In the material below, identify each line bearing the word "chart". Reproduce those lines.

==== MATERIAL PROVIDED

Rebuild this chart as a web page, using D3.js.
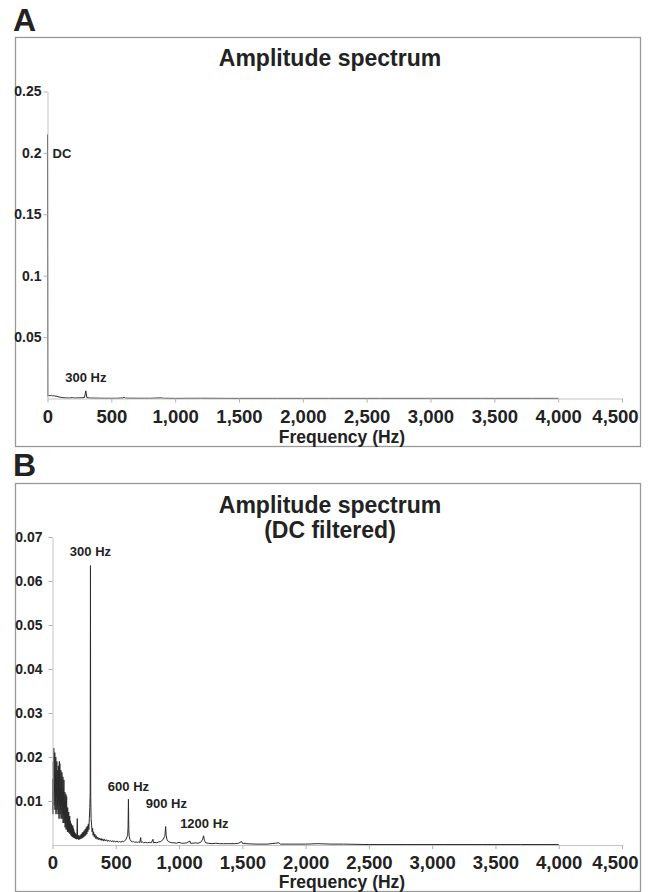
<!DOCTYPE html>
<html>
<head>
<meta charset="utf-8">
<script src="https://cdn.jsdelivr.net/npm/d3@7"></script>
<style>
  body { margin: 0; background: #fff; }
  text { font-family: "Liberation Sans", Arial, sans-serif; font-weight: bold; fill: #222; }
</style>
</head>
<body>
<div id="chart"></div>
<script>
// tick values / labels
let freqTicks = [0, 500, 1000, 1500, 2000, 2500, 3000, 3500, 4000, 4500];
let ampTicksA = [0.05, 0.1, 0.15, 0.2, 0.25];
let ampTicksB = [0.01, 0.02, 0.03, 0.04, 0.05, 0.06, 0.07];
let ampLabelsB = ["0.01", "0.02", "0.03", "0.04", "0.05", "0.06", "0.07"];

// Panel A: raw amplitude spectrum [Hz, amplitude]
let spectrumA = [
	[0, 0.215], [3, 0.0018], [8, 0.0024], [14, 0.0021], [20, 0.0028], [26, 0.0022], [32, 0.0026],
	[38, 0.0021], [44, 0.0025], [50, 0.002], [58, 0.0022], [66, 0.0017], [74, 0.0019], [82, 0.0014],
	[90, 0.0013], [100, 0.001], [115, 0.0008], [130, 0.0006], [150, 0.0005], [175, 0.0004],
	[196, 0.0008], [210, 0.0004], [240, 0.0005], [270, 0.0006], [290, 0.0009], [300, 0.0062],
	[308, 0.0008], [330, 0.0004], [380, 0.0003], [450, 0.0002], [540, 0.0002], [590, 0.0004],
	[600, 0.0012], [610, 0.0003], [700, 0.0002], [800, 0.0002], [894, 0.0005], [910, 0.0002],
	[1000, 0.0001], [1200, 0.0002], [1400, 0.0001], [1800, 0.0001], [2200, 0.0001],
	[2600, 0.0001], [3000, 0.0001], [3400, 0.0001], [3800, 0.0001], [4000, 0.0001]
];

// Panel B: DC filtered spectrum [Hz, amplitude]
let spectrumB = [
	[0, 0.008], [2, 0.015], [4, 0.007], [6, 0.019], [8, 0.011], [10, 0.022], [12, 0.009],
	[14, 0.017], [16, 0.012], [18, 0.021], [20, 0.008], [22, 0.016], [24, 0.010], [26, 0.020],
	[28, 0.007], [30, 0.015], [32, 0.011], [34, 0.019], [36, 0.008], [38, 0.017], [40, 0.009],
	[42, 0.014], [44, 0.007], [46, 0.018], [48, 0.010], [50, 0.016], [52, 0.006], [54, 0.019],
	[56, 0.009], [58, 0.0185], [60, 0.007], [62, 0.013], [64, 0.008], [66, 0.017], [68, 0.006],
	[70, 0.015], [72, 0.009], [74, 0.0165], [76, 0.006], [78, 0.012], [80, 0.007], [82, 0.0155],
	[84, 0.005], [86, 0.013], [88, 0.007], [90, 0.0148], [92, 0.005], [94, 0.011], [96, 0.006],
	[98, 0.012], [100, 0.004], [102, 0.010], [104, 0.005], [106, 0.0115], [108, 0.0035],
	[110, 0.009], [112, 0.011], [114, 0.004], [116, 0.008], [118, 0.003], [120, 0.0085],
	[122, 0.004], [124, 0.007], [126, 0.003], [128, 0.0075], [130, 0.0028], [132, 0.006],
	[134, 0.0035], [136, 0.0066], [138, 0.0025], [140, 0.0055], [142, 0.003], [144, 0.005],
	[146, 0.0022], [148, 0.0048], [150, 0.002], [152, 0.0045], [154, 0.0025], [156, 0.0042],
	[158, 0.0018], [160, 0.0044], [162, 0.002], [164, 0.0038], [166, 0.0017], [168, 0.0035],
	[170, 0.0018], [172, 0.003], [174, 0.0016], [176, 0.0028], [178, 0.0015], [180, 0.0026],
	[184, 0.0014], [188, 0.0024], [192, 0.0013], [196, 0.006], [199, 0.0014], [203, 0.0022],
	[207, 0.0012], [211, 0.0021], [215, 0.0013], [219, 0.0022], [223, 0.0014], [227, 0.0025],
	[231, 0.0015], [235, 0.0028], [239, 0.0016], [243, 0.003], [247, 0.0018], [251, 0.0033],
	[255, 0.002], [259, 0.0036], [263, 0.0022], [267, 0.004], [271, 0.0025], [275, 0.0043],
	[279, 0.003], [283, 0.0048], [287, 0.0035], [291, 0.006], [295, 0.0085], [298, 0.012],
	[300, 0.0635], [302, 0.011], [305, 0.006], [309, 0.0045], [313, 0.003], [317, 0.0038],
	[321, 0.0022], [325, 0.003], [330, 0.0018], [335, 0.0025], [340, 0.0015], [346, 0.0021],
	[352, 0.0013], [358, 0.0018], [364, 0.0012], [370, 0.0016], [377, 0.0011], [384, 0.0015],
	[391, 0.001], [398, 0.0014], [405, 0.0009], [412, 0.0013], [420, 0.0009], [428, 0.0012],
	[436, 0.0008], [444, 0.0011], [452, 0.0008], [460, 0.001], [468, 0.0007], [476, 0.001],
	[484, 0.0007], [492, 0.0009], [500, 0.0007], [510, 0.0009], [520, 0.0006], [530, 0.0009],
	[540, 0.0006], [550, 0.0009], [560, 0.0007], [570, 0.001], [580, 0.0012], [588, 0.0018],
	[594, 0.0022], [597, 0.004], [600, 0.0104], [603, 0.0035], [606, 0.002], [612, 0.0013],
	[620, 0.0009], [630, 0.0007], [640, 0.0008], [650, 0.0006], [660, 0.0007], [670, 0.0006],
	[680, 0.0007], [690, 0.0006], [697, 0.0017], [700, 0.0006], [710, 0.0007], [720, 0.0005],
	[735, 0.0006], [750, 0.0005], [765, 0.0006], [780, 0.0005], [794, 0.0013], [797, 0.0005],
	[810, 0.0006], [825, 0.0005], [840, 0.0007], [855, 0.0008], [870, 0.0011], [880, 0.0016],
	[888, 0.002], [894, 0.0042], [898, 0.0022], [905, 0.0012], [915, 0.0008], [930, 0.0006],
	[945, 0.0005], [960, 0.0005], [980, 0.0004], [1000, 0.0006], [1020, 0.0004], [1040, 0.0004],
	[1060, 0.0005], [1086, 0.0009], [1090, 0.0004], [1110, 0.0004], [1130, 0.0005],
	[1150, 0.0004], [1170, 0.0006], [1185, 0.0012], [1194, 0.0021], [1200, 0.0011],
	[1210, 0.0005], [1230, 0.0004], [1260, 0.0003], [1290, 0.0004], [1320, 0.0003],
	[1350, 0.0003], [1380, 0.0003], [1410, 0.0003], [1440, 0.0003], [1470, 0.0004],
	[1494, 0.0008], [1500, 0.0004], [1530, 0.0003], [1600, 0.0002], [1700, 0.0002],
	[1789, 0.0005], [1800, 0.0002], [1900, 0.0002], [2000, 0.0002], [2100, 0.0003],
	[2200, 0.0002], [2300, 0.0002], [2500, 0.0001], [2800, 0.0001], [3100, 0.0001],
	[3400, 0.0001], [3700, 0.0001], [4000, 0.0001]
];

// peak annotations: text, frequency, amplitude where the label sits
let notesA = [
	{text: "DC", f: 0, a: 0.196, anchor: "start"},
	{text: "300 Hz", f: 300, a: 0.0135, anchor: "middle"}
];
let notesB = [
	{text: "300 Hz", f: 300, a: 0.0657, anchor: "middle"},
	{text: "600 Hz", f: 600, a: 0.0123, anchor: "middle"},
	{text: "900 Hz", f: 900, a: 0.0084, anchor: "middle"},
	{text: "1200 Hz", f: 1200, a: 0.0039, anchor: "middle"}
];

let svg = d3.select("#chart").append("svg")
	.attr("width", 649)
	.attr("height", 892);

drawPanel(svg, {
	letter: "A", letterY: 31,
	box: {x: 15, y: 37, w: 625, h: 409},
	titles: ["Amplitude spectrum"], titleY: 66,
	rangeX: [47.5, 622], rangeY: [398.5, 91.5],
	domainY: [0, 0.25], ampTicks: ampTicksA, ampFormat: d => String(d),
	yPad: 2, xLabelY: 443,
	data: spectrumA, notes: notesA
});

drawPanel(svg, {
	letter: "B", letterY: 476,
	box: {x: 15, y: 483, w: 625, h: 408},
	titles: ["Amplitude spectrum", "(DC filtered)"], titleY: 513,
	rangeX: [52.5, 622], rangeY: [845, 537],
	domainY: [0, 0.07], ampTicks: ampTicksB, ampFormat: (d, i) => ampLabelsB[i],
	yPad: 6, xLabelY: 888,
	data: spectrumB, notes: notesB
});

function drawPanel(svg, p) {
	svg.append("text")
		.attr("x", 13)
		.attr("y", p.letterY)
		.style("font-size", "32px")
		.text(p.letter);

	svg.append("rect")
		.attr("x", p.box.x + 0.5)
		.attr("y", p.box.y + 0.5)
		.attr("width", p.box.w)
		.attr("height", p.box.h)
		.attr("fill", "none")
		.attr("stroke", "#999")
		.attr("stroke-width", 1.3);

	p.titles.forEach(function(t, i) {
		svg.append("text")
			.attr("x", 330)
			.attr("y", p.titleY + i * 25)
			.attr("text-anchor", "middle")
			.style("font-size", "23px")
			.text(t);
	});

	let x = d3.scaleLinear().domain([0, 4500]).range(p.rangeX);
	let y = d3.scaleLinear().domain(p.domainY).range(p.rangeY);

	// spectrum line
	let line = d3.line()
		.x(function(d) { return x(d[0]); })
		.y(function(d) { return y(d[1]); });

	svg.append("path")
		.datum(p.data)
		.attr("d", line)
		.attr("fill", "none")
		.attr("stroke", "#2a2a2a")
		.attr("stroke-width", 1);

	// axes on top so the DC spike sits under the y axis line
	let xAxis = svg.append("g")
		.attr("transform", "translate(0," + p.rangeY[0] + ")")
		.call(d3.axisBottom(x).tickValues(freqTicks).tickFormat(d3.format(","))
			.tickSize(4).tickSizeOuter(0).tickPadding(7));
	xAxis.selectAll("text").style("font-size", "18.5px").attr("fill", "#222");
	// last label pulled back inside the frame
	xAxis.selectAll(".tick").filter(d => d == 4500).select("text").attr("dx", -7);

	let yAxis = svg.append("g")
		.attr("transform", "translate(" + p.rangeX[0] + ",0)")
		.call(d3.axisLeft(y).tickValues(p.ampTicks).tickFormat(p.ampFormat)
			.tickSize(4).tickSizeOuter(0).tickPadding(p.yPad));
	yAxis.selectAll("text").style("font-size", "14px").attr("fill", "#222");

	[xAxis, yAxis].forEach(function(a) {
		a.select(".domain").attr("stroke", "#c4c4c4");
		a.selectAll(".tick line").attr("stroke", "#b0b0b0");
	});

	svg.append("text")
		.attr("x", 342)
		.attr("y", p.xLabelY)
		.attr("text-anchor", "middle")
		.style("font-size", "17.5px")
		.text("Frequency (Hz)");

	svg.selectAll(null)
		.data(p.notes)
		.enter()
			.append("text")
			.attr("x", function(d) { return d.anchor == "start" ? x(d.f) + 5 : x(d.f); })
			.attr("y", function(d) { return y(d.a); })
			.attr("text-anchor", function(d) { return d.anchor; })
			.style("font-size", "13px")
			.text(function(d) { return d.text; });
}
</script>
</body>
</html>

========

CORRECT OUTPUT:
Rebuild this chart as a web page, using D3.js.
<div id="chart"></div>
let svg = d3.select("#chart").append("svg")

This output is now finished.